March 15, 2018

A Big Day for Bigg's Killer Whales!

Killer whales traveling towards the Olympic Mountains

[Naturalist Sarah – 03/15/2018 – M/V Sea Lion – 12:00pm]

Lately we have had some simply exceptional days out on the water. Not only have we been treated to insane whale sightings, but we have also had magical springtime weather.

While I was cooking breakfast this morning Captain Brian called me, “Want to go find some whales? Get down to the harbor in 15.” I quickly downed my breakfast, gathered my gear, called Naturalist Rachel, and zoomed down to the harbor. With fresh cups of coffee, and promising reports of killer whales we left Friday Harbor to head south. Just outside Friday Harbor we encountered our first orcas. After making sure there was coverage within the whale watch fleet, we left the whales to pick up or guests!

Leaving Friday Harbor for the second time, we again headed south. After rounding Turn Island we were lucky enough to find the T002C family cruising slowly through Griffin Bay towards Cattle Pass. This family, led by matriarch T002C – Tasu, is comprised of five individuals. Most of note is T002C2 – Tumbo, a thirteen-year-old who male suffers from a severe scoliosis of the spine. We watched the whale slowly work their way south, before leaving to check out another group of reported whales.

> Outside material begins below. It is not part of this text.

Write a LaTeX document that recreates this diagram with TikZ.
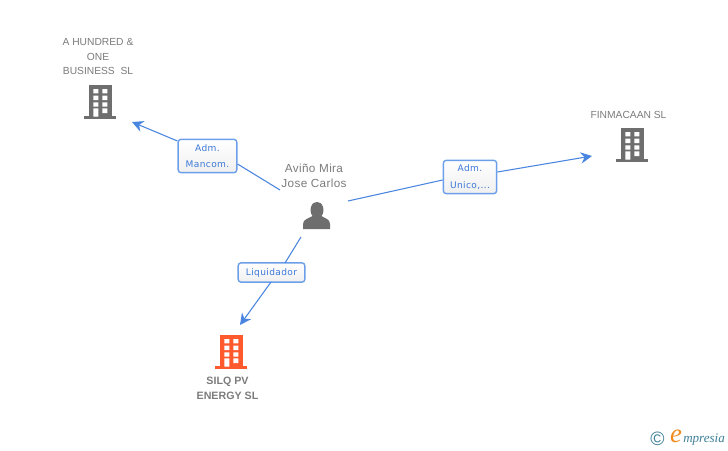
\documentclass[tikz,border=0pt]{standalone}
\usepackage{fontspec}
\setmainfont{Liberation Sans}
\newfontfamily\lblfont[LetterSpace=4]{DejaVu Sans}
\newfontfamily\persfont[LetterSpace=3]{Liberation Sans}
\newfontfamily\logofont{Liberation Serif}
\usetikzlibrary{arrows.meta,shadings}
\definecolor{linkblue}{HTML}{4A86E0}
\definecolor{boxblue}{HTML}{6C9FEA}
\definecolor{txtblue}{HTML}{3C78D8}
\definecolor{greytxt}{HTML}{7C7C7C}
\definecolor{icongrey}{HTML}{6E6E6E}
\definecolor{iconred}{HTML}{FF5A2E}
\definecolor{logoteal}{HTML}{3F8098}
\definecolor{logoorange}{HTML}{F08A1D}
\newcommand{\lowered}[1]{\raisebox{-0.9pt}{#1}}
\tikzset{
  x=0.75pt,y=-0.75pt,
  rolebox/.style={draw=boxblue,line width=1.05pt,rounded corners=2.2pt,top color=white,bottom color=white!94!black,
    text=txtblue,font=\lblfont\fontsize{6.8pt}{12.2pt}\selectfont,align=center,inner sep=0pt},
  link/.style={draw=linkblue,line width=0.8pt},
  arrowlink/.style={link,-{Stealth[length=8.5pt,width=8.5pt,inset=2.8pt]}},
  nametxt/.style={text=greytxt,font=\fontsize{7.7pt}{11.2pt}\selectfont,align=center,inner sep=0pt},
  persontxt/.style={text=greytxt,font=\persfont\fontsize{8.8pt}{11.2pt}\selectfont,align=center,inner sep=0pt},
  boldtxt/.style={text=greytxt,font=\bfseries\fontsize{8pt}{11.2pt}\selectfont,align=center,inner sep=0pt},
  pics/office/.style={code={
    \fill[#1] (-11,-17) rectangle (12,15);
    \fill[#1] (-16,14) rectangle (16,17);
    \fill[white] (-6.7,-13) rectangle (-1.7,-8.7) (2.3,-13) rectangle (7.3,-8.7)
      (-6.7,-6.3) rectangle (-1.7,-2) (2.3,-6.3) rectangle (7.3,-2)
      (-6.7,0.3) rectangle (-1.7,4.7) (2.3,0.3) rectangle (7.3,4.7)
      (-6.7,6.3) rectangle (-1.7,14.7) (2.3,6.3) rectangle (7.3,11);
  }}
}
\begin{document}
\begin{tikzpicture}
\useasboundingbox (0,0) rectangle (728,450);
\fill[white] (0,0) rectangle (728,450);

% buildings and person
\pic at (100,102) {office=icongrey};
\pic at (632,145) {office=icongrey};
\pic at (231,352) {office=iconred};
\fill[icongrey] (303,229) -- (303,224) .. controls (303,219) and (309,218.5) .. (312.5,216)
  .. controls (310,213) and (310.5,209) .. (311,207) .. controls (312,203) and (315,202) .. (317,202)
  .. controls (319,202) and (322,203) .. (323,207) .. controls (323.5,209) and (324,213) .. (321.5,216)
  .. controls (325,218.5) and (330,219) .. (330,224) -- (330,229) -- cycle;

% name texts
\node[nametxt] (hundred) at (98,56.5) {A HUNDRED \&\\ONE\\BUSINESS\ \ SL};
\node[nametxt] (finmacaan) at (628.5,114.5) {FINMACAAN SL};
\node[persontxt] (avino) at (314,176) {Aviño Mira\\Jose Carlos};
\node[boldtxt] (silq) at (227.5,388.5) {SILQ PV\\ENERGY SL};

% role boxes
\node[rolebox,minimum width=44pt,minimum height=25pt] (mancom) at (207.5,156) {\lowered{Adm.}\\\lowered{Mancom.}};
\node[rolebox,minimum width=40pt,minimum height=25pt] (unico) at (470,177) {\lowered{Adm.}\\\lowered{Unico,...}};
\node[rolebox,minimum width=50pt,minimum height=14.5pt] (liq) at (271.5,272.5) {\lowered{Liquidador}};

% connector ends
\coordinate (s1) at (280,190);
\coordinate (e1) at (132,122);
\coordinate (s2) at (348,201);
\coordinate (e2) at (592,156);
\coordinate (s3) at (301,237);
\coordinate (e3) at (240,325);

% connectors
\draw[link] (s1) -- (mancom.east |- 0,164);
\draw[arrowlink] (mancom.west |- 0,141) -- (e1);
\draw[link] (s2) -- (unico.west |- 0,180);
\draw[arrowlink] (unico.east |- 0,172) -- (e2);
\draw[link] (s3) -- (285,263);
\draw[arrowlink] (271,282) -- (e3);

% logo
\node[text=logoteal,font=\fontsize{14.5pt}{14.5pt}\selectfont,inner sep=0pt] (copy) at (657.5,438.5) {©};
\node[text=logoorange,font=\logofont\itshape\fontsize{20pt}{20pt}\selectfont,inner sep=0pt] (logoe) at (676,436) {e};
\node[text=logoteal,font=\logofont\itshape\fontsize{9.8pt}{10pt}\selectfont,inner sep=0pt,anchor=west] (logot) at (683,439.5) {mpresia};
\end{tikzpicture}
\end{document}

Next we found the T046s, T046Bs, and the T137s just outside of Cattle Pass. While we were on scene with this second group of orcas we got a chance to see the Center for Whale Research in action taking ID shots. This important organization has been documenting both the presence and body condition of cetaceans in the Salish Sea for the last 40 years. By taking a picture of the dorsal fin and saddle patch marking of whales we can effectively recognize them as individuals. The T137s and the T046s are awesome examples of the diversity of these markings, exhibiting super novel scarring and unique dorsal shapes.

After a great encounter with the orcas, we set off in search of some other wildlife. Stopping at Whale Rocks we got to watch the antics of the local Steller’s sea lions hauled out enjoying the sunshine. These massive pinnipeds can grow to lengths of up to 12 feet and can weigh over 2,400 pounds. Pressing further north into San Juan Channel we got a bonus encounter with the T002Cs again,  before finding bald eagles swooping over the islands, and harbor seals along the rocky shores.